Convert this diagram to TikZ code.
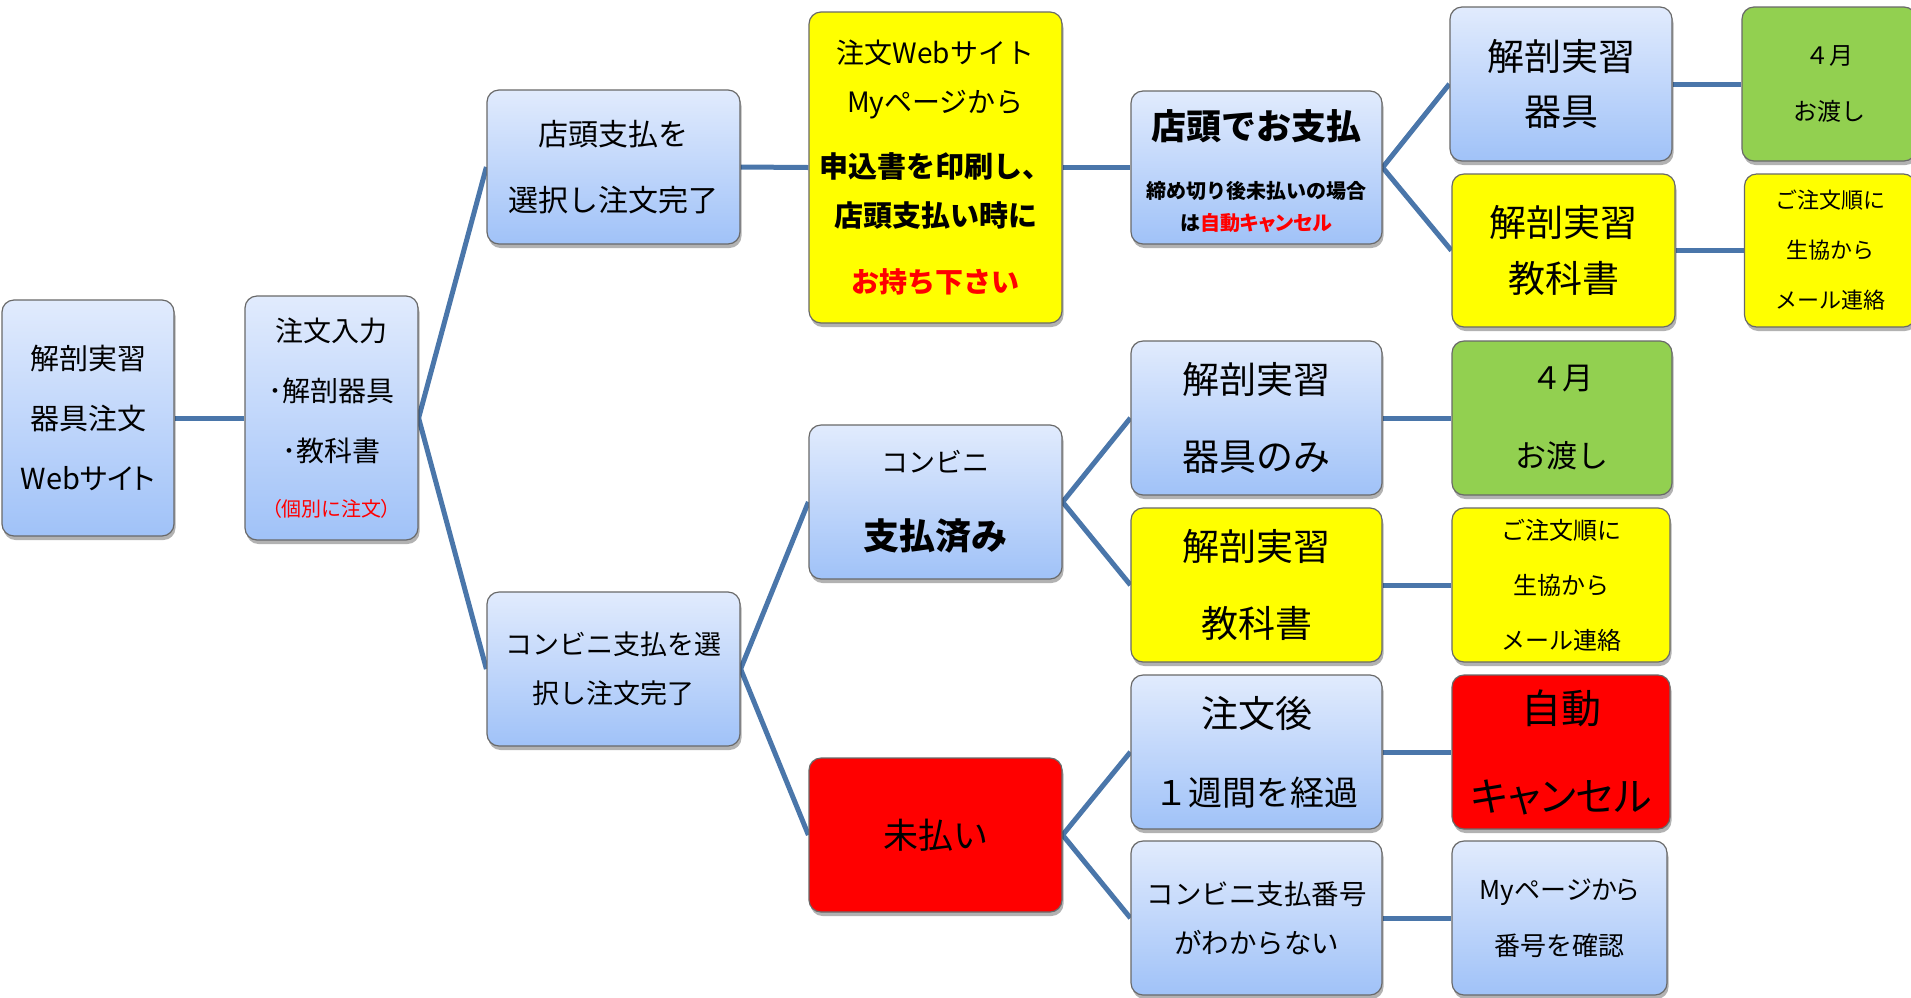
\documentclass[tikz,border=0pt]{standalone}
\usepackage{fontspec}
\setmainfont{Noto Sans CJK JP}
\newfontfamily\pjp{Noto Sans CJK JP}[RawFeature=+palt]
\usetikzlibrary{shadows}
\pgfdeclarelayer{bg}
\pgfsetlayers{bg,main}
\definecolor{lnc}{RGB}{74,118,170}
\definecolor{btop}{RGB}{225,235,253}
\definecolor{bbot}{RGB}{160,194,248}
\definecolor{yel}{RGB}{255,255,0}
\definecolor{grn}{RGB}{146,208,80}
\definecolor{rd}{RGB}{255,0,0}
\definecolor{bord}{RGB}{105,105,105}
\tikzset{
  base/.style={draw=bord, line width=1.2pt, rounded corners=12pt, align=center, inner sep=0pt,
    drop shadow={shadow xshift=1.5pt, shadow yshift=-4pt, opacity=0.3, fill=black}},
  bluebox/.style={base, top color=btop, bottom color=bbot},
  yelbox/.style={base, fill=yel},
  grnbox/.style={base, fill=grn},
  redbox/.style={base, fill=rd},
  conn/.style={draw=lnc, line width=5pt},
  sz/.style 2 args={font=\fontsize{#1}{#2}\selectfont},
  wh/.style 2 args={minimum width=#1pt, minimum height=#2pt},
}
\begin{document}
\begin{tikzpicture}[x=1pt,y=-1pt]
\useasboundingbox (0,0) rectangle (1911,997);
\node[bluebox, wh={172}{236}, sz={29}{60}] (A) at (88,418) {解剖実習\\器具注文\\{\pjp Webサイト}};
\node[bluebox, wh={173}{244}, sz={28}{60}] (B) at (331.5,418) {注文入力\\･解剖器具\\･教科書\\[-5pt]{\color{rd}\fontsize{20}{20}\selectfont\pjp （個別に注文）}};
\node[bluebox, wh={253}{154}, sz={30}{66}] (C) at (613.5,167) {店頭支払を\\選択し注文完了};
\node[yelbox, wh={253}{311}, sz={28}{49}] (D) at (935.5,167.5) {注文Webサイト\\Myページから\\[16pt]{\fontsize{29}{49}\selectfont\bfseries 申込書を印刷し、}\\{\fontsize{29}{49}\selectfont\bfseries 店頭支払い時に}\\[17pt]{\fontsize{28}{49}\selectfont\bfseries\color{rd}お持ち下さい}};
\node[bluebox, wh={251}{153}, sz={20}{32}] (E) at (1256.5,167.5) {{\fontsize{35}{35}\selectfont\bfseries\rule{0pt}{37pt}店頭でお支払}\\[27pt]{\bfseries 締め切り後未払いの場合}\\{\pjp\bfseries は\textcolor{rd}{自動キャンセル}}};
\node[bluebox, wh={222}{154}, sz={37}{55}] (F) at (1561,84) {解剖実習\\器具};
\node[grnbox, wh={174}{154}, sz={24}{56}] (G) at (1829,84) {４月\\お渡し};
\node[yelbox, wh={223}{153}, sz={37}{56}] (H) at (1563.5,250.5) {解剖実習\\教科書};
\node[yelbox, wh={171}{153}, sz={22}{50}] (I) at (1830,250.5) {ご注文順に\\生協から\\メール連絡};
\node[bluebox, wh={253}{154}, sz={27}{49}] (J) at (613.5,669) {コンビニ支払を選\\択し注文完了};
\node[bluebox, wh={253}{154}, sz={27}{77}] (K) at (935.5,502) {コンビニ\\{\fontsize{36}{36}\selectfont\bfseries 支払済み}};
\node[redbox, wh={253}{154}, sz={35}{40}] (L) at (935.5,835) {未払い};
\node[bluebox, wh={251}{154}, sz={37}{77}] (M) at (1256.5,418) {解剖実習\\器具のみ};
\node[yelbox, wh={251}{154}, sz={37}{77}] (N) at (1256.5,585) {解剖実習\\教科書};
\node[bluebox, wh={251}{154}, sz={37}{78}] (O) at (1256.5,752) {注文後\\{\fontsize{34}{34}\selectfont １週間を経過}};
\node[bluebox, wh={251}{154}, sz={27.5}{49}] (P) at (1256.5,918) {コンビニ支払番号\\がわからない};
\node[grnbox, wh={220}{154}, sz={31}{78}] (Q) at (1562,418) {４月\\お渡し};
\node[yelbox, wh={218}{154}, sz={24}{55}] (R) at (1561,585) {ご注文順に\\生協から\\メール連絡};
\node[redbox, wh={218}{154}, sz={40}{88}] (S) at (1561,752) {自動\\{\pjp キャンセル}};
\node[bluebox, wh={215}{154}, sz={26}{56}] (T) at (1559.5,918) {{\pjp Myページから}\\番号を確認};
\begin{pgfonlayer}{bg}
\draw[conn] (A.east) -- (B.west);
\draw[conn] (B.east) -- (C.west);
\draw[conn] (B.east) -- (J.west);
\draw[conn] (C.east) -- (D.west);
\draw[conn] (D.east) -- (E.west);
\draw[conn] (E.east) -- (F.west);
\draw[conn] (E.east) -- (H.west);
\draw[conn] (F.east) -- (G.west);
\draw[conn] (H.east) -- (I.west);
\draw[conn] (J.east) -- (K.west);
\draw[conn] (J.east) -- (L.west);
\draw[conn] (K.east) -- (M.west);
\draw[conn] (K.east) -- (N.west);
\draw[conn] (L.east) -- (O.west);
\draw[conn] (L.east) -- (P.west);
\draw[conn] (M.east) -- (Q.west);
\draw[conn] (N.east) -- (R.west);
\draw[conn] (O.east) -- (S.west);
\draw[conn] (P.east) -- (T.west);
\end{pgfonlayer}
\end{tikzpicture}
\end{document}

━━━━━━━━━━

= Problem to solve =
Repeat the material above verbatim, with no pictures in the output.

= Written answer =
Convert this diagram to TikZ code.
\documentclass[tikz,border=0pt]{standalone}
\usepackage{fontspec}
\setmainfont{Noto Sans CJK JP}
\newfontfamily\pjp{Noto Sans CJK JP}[RawFeature=+palt]
\usetikzlibrary{shadows}
\pgfdeclarelayer{bg}
\pgfsetlayers{bg,main}
\definecolor{lnc}{RGB}{74,118,170}
\definecolor{btop}{RGB}{225,235,253}
\definecolor{bbot}{RGB}{160,194,248}
\definecolor{yel}{RGB}{255,255,0}
\definecolor{grn}{RGB}{146,208,80}
\definecolor{rd}{RGB}{255,0,0}
\definecolor{bord}{RGB}{105,105,105}
\tikzset{
  base/.style={draw=bord, line width=1.2pt, rounded corners=12pt, align=center, inner sep=0pt,
    drop shadow={shadow xshift=1.5pt, shadow yshift=-4pt, opacity=0.3, fill=black}},
  bluebox/.style={base, top color=btop, bottom color=bbot},
  yelbox/.style={base, fill=yel},
  grnbox/.style={base, fill=grn},
  redbox/.style={base, fill=rd},
  conn/.style={draw=lnc, line width=5pt},
  sz/.style 2 args={font=\fontsize{#1}{#2}\selectfont},
  wh/.style 2 args={minimum width=#1pt, minimum height=#2pt},
}
\begin{document}
\begin{tikzpicture}[x=1pt,y=-1pt]
\useasboundingbox (0,0) rectangle (1911,997);
\node[bluebox, wh={172}{236}, sz={29}{60}] (A) at (88,418) {解剖実習\\器具注文\\{\pjp Webサイト}};
\node[bluebox, wh={173}{244}, sz={28}{60}] (B) at (331.5,418) {注文入力\\･解剖器具\\･教科書\\[-5pt]{\color{rd}\fontsize{20}{20}\selectfont\pjp （個別に注文）}};
\node[bluebox, wh={253}{154}, sz={30}{66}] (C) at (613.5,167) {店頭支払を\\選択し注文完了};
\node[yelbox, wh={253}{311}, sz={28}{49}] (D) at (935.5,167.5) {注文Webサイト\\Myページから\\[16pt]{\fontsize{29}{49}\selectfont\bfseries 申込書を印刷し、}\\{\fontsize{29}{49}\selectfont\bfseries 店頭支払い時に}\\[17pt]{\fontsize{28}{49}\selectfont\bfseries\color{rd}お持ち下さい}};
\node[bluebox, wh={251}{153}, sz={20}{32}] (E) at (1256.5,167.5) {{\fontsize{35}{35}\selectfont\bfseries\rule{0pt}{37pt}店頭でお支払}\\[27pt]{\bfseries 締め切り後未払いの場合}\\{\pjp\bfseries は\textcolor{rd}{自動キャンセル}}};
\node[bluebox, wh={222}{154}, sz={37}{55}] (F) at (1561,84) {解剖実習\\器具};
\node[grnbox, wh={174}{154}, sz={24}{56}] (G) at (1829,84) {４月\\お渡し};
\node[yelbox, wh={223}{153}, sz={37}{56}] (H) at (1563.5,250.5) {解剖実習\\教科書};
\node[yelbox, wh={171}{153}, sz={22}{50}] (I) at (1830,250.5) {ご注文順に\\生協から\\メール連絡};
\node[bluebox, wh={253}{154}, sz={27}{49}] (J) at (613.5,669) {コンビニ支払を選\\択し注文完了};
\node[bluebox, wh={253}{154}, sz={27}{77}] (K) at (935.5,502) {コンビニ\\{\fontsize{36}{36}\selectfont\bfseries 支払済み}};
\node[redbox, wh={253}{154}, sz={35}{40}] (L) at (935.5,835) {未払い};
\node[bluebox, wh={251}{154}, sz={37}{77}] (M) at (1256.5,418) {解剖実習\\器具のみ};
\node[yelbox, wh={251}{154}, sz={37}{77}] (N) at (1256.5,585) {解剖実習\\教科書};
\node[bluebox, wh={251}{154}, sz={37}{78}] (O) at (1256.5,752) {注文後\\{\fontsize{34}{34}\selectfont １週間を経過}};
\node[bluebox, wh={251}{154}, sz={27.5}{49}] (P) at (1256.5,918) {コンビニ支払番号\\がわからない};
\node[grnbox, wh={220}{154}, sz={31}{78}] (Q) at (1562,418) {４月\\お渡し};
\node[yelbox, wh={218}{154}, sz={24}{55}] (R) at (1561,585) {ご注文順に\\生協から\\メール連絡};
\node[redbox, wh={218}{154}, sz={40}{88}] (S) at (1561,752) {自動\\{\pjp キャンセル}};
\node[bluebox, wh={215}{154}, sz={26}{56}] (T) at (1559.5,918) {{\pjp Myページから}\\番号を確認};
\begin{pgfonlayer}{bg}
\draw[conn] (A.east) -- (B.west);
\draw[conn] (B.east) -- (C.west);
\draw[conn] (B.east) -- (J.west);
\draw[conn] (C.east) -- (D.west);
\draw[conn] (D.east) -- (E.west);
\draw[conn] (E.east) -- (F.west);
\draw[conn] (E.east) -- (H.west);
\draw[conn] (F.east) -- (G.west);
\draw[conn] (H.east) -- (I.west);
\draw[conn] (J.east) -- (K.west);
\draw[conn] (J.east) -- (L.west);
\draw[conn] (K.east) -- (M.west);
\draw[conn] (K.east) -- (N.west);
\draw[conn] (L.east) -- (O.west);
\draw[conn] (L.east) -- (P.west);
\draw[conn] (M.east) -- (Q.west);
\draw[conn] (N.east) -- (R.west);
\draw[conn] (O.east) -- (S.west);
\draw[conn] (P.east) -- (T.west);
\end{pgfonlayer}
\end{tikzpicture}
\end{document}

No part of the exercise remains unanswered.